Thiraikku Varaadha Kadhai review: A frayed knot of a thriller

A still from Thiraikku Varaadha Kadhai
A still from Thiraikku Varaadha Kadhai

Returning to Tamil screen after a couple of decades of hiatus, Thulasidas strikes a different chord by opting for an all-female cast for his second Tamil directorial venture. A bilingual (Girls in Malayalam), the veteran director of Malayalam films has, however, selected a theme that has been trending on Tamil screen these past couple of years. A supernatural thriller set against a crime backdrop. Only, there are no eerie sounds and visuals to scare the faint hearted here nor much of humour to regale one. The film, dull and insipid in the first part, manages to pick up momentum towards the second half.

  
The story opens with Sophia (Iniya) and a bunch of girls from a film institute venturing to a remote bungalow to shoot a short film. Thinking out of the box, Sophia comes up with a plot centered on a lesbian love story. The attraction of Clara a girl towards Merlin her best friend and the consequences of it, is shot and completed to their satisfaction.

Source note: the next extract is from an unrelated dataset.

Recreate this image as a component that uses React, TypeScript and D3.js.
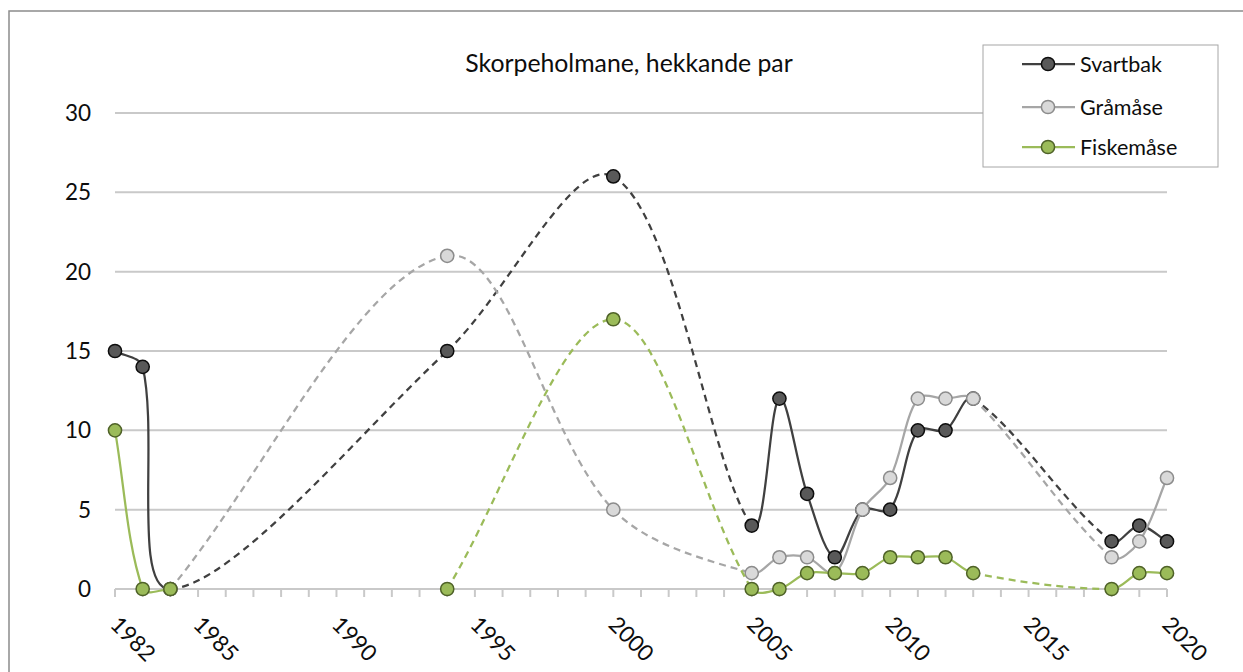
import React from "react";
import * as d3 from "d3";

const WIDTH = 1243;
const HEIGHT = 672;

const TITLE = "Skorpeholmane, hekkande par";
const seriesNames = ["Svartbak", "Gråmåse", "Fiskemåse"];

const svartbakYears = [1982, 1983, 1984, 1994, 2000, 2005, 2006, 2007, 2008, 2009, 2010, 2011, 2012, 2013, 2018, 2019, 2020];
const svartbakValues = [15, 14, 0, 15, 26, 4, 12, 6, 2, 5, 5, 10, 10, 12, 3, 4, 3];
const svartbakBreaks: number[] = [];

const gramaseYears = [1984, 1994, 2000, 2005, 2006, 2007, 2008, 2009, 2010, 2011, 2012, 2013, 2018, 2019, 2020];
const gramaseValues = [0, 21, 5, 1, 2, 2, 1, 5, 7, 12, 12, 12, 2, 3, 7];
const gramaseBreaks: number[] = [];

const fiskemaseYears = [1982, 1983, 1984, 1994, 2000, 2005, 2006, 2007, 2008, 2009, 2010, 2011, 2012, 2013, 2018, 2019, 2020];
const fiskemaseValues = [10, 0, 0, 0, 17, 0, 0, 1, 1, 1, 2, 2, 2, 1, 0, 1, 1];
const fiskemaseBreaks = [1984]; // no line drawn after this year

const xTickLabels = [1982, 1985, 1990, 1995, 2000, 2005, 2010, 2015, 2020];
const yTicks = [0, 5, 10, 15, 20, 25, 30];

const styles = [
  { line: "#404040", fill: "#595959", stroke: "#0d0d0d" },
  { line: "#a6a6a6", fill: "#d9d9d9", stroke: "#8c8c8c" },
  { line: "#9bbb59", fill: "#9bbb59", stroke: "#4f6228" },
];

const FONT = "Lato, 'Open Sans', sans-serif";

type P = { x: number; y: number; year: number };

function dist(a: P, b: P) {
  return Math.hypot(b.x - a.x, b.y - a.y);
}

function segments(pts: P[]) {
  const out: { d: string; dashed: boolean }[] = [];
  for (let i = 0; i < pts.length - 1; i++) {
    const p0 = pts[i - 1] ?? pts[i];
    const p1 = pts[i];
    const p2 = pts[i + 1];
    const p3 = pts[i + 2] ?? pts[i + 1];
    const d01 = dist(p0, p1);
    const d12 = dist(p1, p2);
    const d23 = dist(p2, p3);
    const f1 = d01 + d12 > 0 ? d12 / (3 * (d01 + d12)) : 0;
    const f2 = d12 + d23 > 0 ? d12 / (3 * (d12 + d23)) : 0;
    const c1x = p1.x + (p2.x - p0.x) * f1;
    const c1y = p1.y + (p2.y - p0.y) * f1;
    const c2x = p2.x - (p3.x - p1.x) * f2;
    const c2y = p2.y - (p3.y - p1.y) * f2;
    const path = d3.path();
    path.moveTo(p1.x, p1.y);
    path.bezierCurveTo(c1x, c1y, c2x, c2y, p2.x, p2.y);
    out.push({ d: path.toString(), dashed: p2.year - p1.year > 1 });
  }
  return out;
}

export default function App() {
  const x = d3.scaleLinear().domain([1982, 2020]).range([115, 1167]);
  const y = d3.scaleLinear().domain([0, 30]).range([589, 113]);
  const allYears = d3.range(1982, 2021);

  const data = [
    { years: svartbakYears, values: svartbakValues, breaks: svartbakBreaks },
    { years: gramaseYears, values: gramaseValues, breaks: gramaseBreaks },
    { years: fiskemaseYears, values: fiskemaseValues, breaks: fiskemaseBreaks },
  ];

  const series = data.map((s, si) => {
    const pts: P[] = s.years.map((yr, i) => ({ x: x(yr), y: y(s.values[i]), year: yr }));
    const runs: P[][] = [];
    let cur: P[] = [];
    pts.forEach((p) => {
      cur.push(p);
      if (s.breaks.includes(p.year)) {
        runs.push(cur);
        cur = [];
      }
    });
    if (cur.length) runs.push(cur);
    const segs = runs.flatMap((r) => segments(r));
    return { pts, segs, style: styles[si] };
  });

  const legendX = 983;
  const legendY = 45;
  const legendRows = [64, 107, 147];

  return (
    <svg
      width={WIDTH}
      height={HEIGHT}
      style={{ position: "absolute", left: 0, top: 0, background: "#fff" }}
      fontFamily={FONT}
    >
      <rect x={0} y={0} width={WIDTH} height={HEIGHT} fill="#fff" />
      <rect x={9} y={11} width={1400} height={900} fill="none" stroke="#8c8c8c" strokeWidth={1.5} />

      <text x={629} y={72} textAnchor="middle" fontSize={24.8} fill="#0d0d0d">
        {TITLE}
      </text>

      {yTicks.filter((t) => t > 0).map((t) => (
        <line key={t} x1={x(1982)} x2={x(2020)} y1={y(t)} y2={y(t)} stroke="#c9c9c9" strokeWidth={2} />
      ))}
      <line x1={x(1982)} x2={x(2020)} y1={y(0)} y2={y(0)} stroke="#c9c9c9" strokeWidth={2} />
      {allYears.map((yr) => (
        <line key={yr} x1={x(yr)} x2={x(yr)} y1={y(0)} y2={y(0) + 8} stroke="#c9c9c9" strokeWidth={2} />
      ))}

      {yTicks.map((t) => (
        <text key={t} x={91} y={y(t)} dy="0.36em" textAnchor="end" fontSize={22.5} fill="#0d0d0d">
          {t}
        </text>
      ))}
      {xTickLabels.map((yr) => (
        <text
          key={yr}
          transform={`translate(${x(yr) - 6},626) rotate(45)`}
          fontSize={22.5}
          fill="#0d0d0d"
        >
          {yr}
        </text>
      ))}

      {series.map((s, si) => (
        <g key={si}>
          {s.segs.map((sg, i) => (
            <path
              key={i}
              d={sg.d}
              fill="none"
              stroke={s.style.line}
              strokeWidth={2.25}
              strokeDasharray={sg.dashed ? "7,5" : undefined}
            />
          ))}
          {s.pts.map((p, i) => (
            <circle key={i} cx={p.x} cy={p.y} r={6.6} fill={s.style.fill} stroke={s.style.stroke} strokeWidth={1.5} />
          ))}
        </g>
      ))}

      <rect x={legendX} y={legendY} width={235} height={122} fill="#fff" stroke="#a6a6a6" strokeWidth={1} />
      {seriesNames.map((name, i) => (
        <g key={name}>
          <line x1={1022} x2={1075} y1={legendRows[i]} y2={legendRows[i]} stroke={styles[i].line} strokeWidth={2.25} />
          <circle cx={1048} cy={legendRows[i]} r={6.6} fill={styles[i].fill} stroke={styles[i].stroke} strokeWidth={1.5} />
          <text x={1080} y={legendRows[i]} dy="0.36em" fontSize={21.5} fill="#0d0d0d">
            {name}
          </text>
        </g>
      ))}
    </svg>
  );
}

While Sophia essayed Clara in their short film, Merlin was enacted by Rehana, a pretty girl they had met on the way and roped her in for the film. As the team go about their work, some weird incidents happen with fiction getting reflected in reality. There is a display of power where the girls indulge in some stunts as they take on a couple of chain-snatchers. The script meanders in the early part. There are characters which, apart from adding colour to the ambience, are hardly utilised; like Kovai Sarala as the cook and the weird looking old caretaker at the bungalow who looked like she would play a crucial role. The presentation and narrative style were almost outdated in the first half.

It’s in the second part where the plot takes an investigative mode wherein which interest is generated. Nadiya enters the scene as a cop who is persuaded to open a suicide case that had been closed years back. Though having little screen space, her matter-of-fact take on her character lends the film a semblance of seriousness and solidity. Events move at a rapid pace after this; the unravelling of the backstory narrated with interest. Lesbianism is a taboo and an uncomfortable topic or many even in today’s liberal times.

And the director has to do some tightrope walking to ensure that the scenes don’t turn off — colour or offensive. It’s to Thulasidas’s credit that he’s handled these moments with sensitivity and finesse.

Reshma’s Clara is splendidly performed, Eden as Rehana/Merlin the perfect foil. And the adage that ‘Hell hath no fury like a woman scorned’ is well brought out. But apart from a few positives the film does not offer complete satisfaction. It was a knot that had the potential to turn into a riveting thriller. But it’s opportunity lost here!